Efficient Photoionization Loading of Ytterbium and Indium Ion Traps

We aim to perform precision optical spectroscopy on narrow transitions of In$^{+}$ and Yb$^{2+}$ to search for possible time variation of fine-structure constant $\alpha $. The high sensitivity of a transition frequency in Yb$^{2+}$ to $\dot {\alpha }$ and its insensitivity to external fields make it one of the best systems to test the time variation of fine-structure constant. In this report, we present a simple and efficient method to load a Paul trap with In$^{+}$ and Yb$^{+}$ ions. Resonant lasers from blue laser diodes at 410 nm and 399 nm are used to excite 5$^{2}$P$_{1/2}$-6$^{2}$S$_{1/2}$ transition of In and 6$^{1}$S$_{0}$-6$^{1}$P$_{1}$ transition of Yb, respectively.

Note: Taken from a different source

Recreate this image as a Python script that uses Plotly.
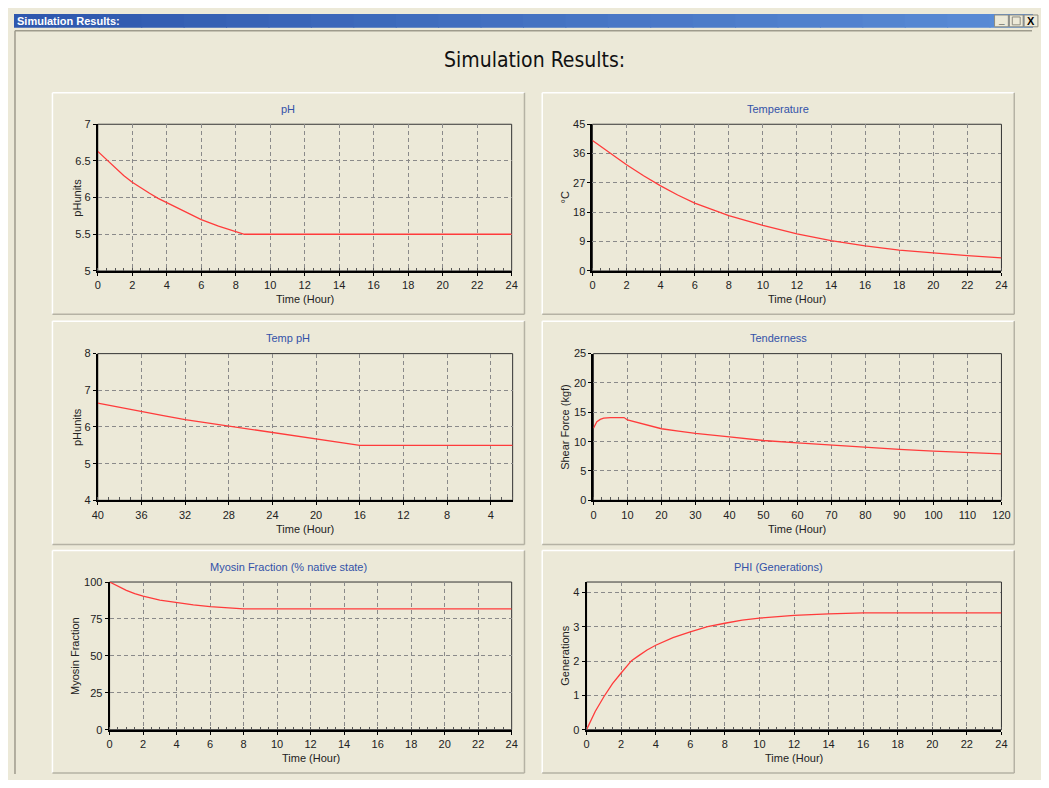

A second photon from the same 410 nm laser drives the In atoms into the continuum, while the Yb atoms are excited to high-lying Rydberg states by the same 399 nm laser and then subsequently ionized by the presence of a strong RF field. The progress of laser cooling of single trapped In$^{+ }$and Yb$^{+}$ ions, the proposed method of producing doubly-ionized Yb$^{2+}$ ions, and our approach using a frequency-comb laser for direct spectroscopy of clock transitions will be discussed. This work is supported by Los Alamos National Laboratory LDRD.